Poemas concebidos sem pecado
, é o primeiro livro de Manoel de Barros e foi publicado no Rio de
Janeiro, em 1937. Foi feito artesanalmente por 20 amigos, numa tiragem de 20 exemplares e mais um, que
ficou com ele.
Como o próprio nome diz, a ingenuidade de uma produção poética fincada nos anos juvenis e que indica, de
forma inequívoca, as feições das palavras em Manoel de Barros.
A obra quebra os padrões normais do poema inserindo recursos narrativos próprios da prosa (diálogo,
narrador, personagem etc.). É também já nesse livro que encontra-se uma escrita em que o passado flui para
o presente proporcionando um mergulho na experiência pessoal e uma prática de experimentação no campo da
linguagem.
Evidentemente essa articulação entre experiência e experimentação cabe numa possível definição de poesia:
inteligência sensível da existência, formulada através da linguagem.
Em Poemas Concebidos sem Pecados, já aparecem marcados essa inclinação para as coisas sem
importância na sociedade e o uso de uma sintaxe que se aproxima da modalidade da fala. Nessa obra
inaugural, o título traduz para o leitor a expressão de desejos na forma de poemas, num estado singular de
manifestação, driblando a tirania da educação ou dos bons princípios. Esse primitivismo na poesia de
Manoel de Barros não se confunde com ingenuidade ou bondade da alma humana. Trata-se antes da
espontaneidade do pensamento como artifício para ver o estado inominável das coisas.

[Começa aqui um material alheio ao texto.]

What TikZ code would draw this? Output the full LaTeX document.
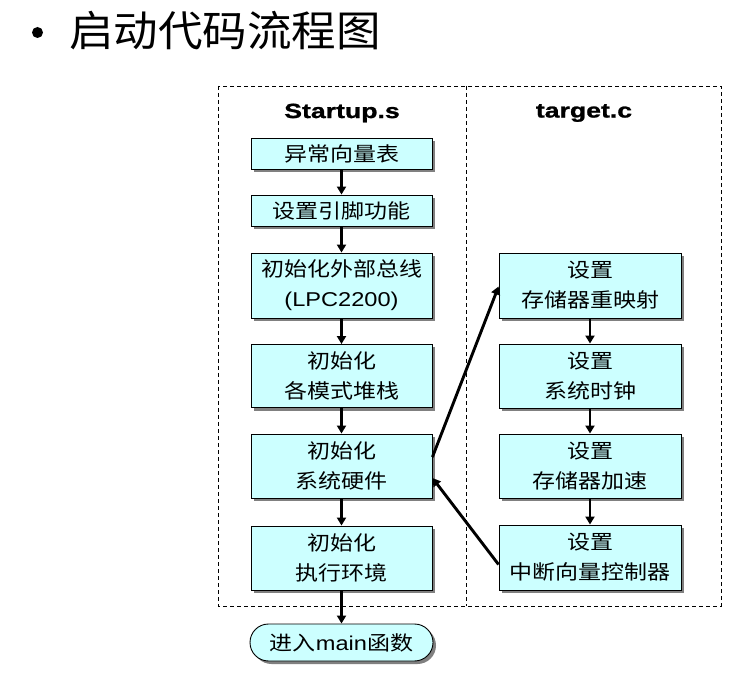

Manoel de Barros apresenta um vocabulário ao gosto clássico, de influência parnasiana, entretanto numa
relação problematizadora do tradicional e canônico levada a efeito pela estética modernista. Nesse livro,
aparecem várias referências ao léxico parnasianista, como por exemplo, as palavras e expressões soneto,
Grécia de Péricles, hexâmetros, cítaras, éolicas harpas, Clitemnestra”, inspiração, lírica,
musa. Essas referências convivem com o vocabulário prosaico que o poeta busca nos simples e humildes do
pantanal. E, para cada uma daquelas construções eruditas o poeta contrapõe palavras da sua realidade
cotidiana e popular: para harpas, viola; para Clitemnestra, Petrônia lavadeira, mãe de Raphael
que não é o anjo, nem o pintor; o soneto é sonetos de dor de corno e a Musa sabe asneirinhas e está
muito mais para mulher da vida do que para uma realidade mitológica. E para finalizar, o poeta escreve que
nenhuma cidade disputará a glória de me haver / dado a luz, como acontecia, muitas vezes onomasticamente,
com os heróis clássicos.
A presença desse léxico elevado nesse primeiro livro de Barros, embora possa ser remanescência do
soneticista e do leitor dos parnasianos na juventude, consiste mais num jogo parodístico ao gosto dos
modernistas.
A predileção pela infância, que permeia toda a obra deste autor, está presente desde este primeiro livro.
Notadamente autobiográfico, nele o poeta traça a mitologia de um menino de sete anos, criado em Cuiabá, no
Beco da Marinha, e que parte para o Rio de Janeiro para estudar.
Em Cabeludinho, seu principal poema, o poeta narra fatos essenciais de sua vida, do nascimento à
mocidade.
Postais da Cidade e Retratos a Carvão marcam o distanciamento entre o poeta e seu mundo original.
O livro tem raízes no Modernismo e, como tal, recebe forte influência oswaldiana: verso prosaico,
construções coloquiais, excessivo uso de diálogos e de expressões erráticas. Segundo observações do critico
Miguel Sanches Neto, o peso da poética, nesse momento, é o exaustivo trabalho de modificação da língua.
Constata ainda que a infância e a cor local são o motor dessa obra.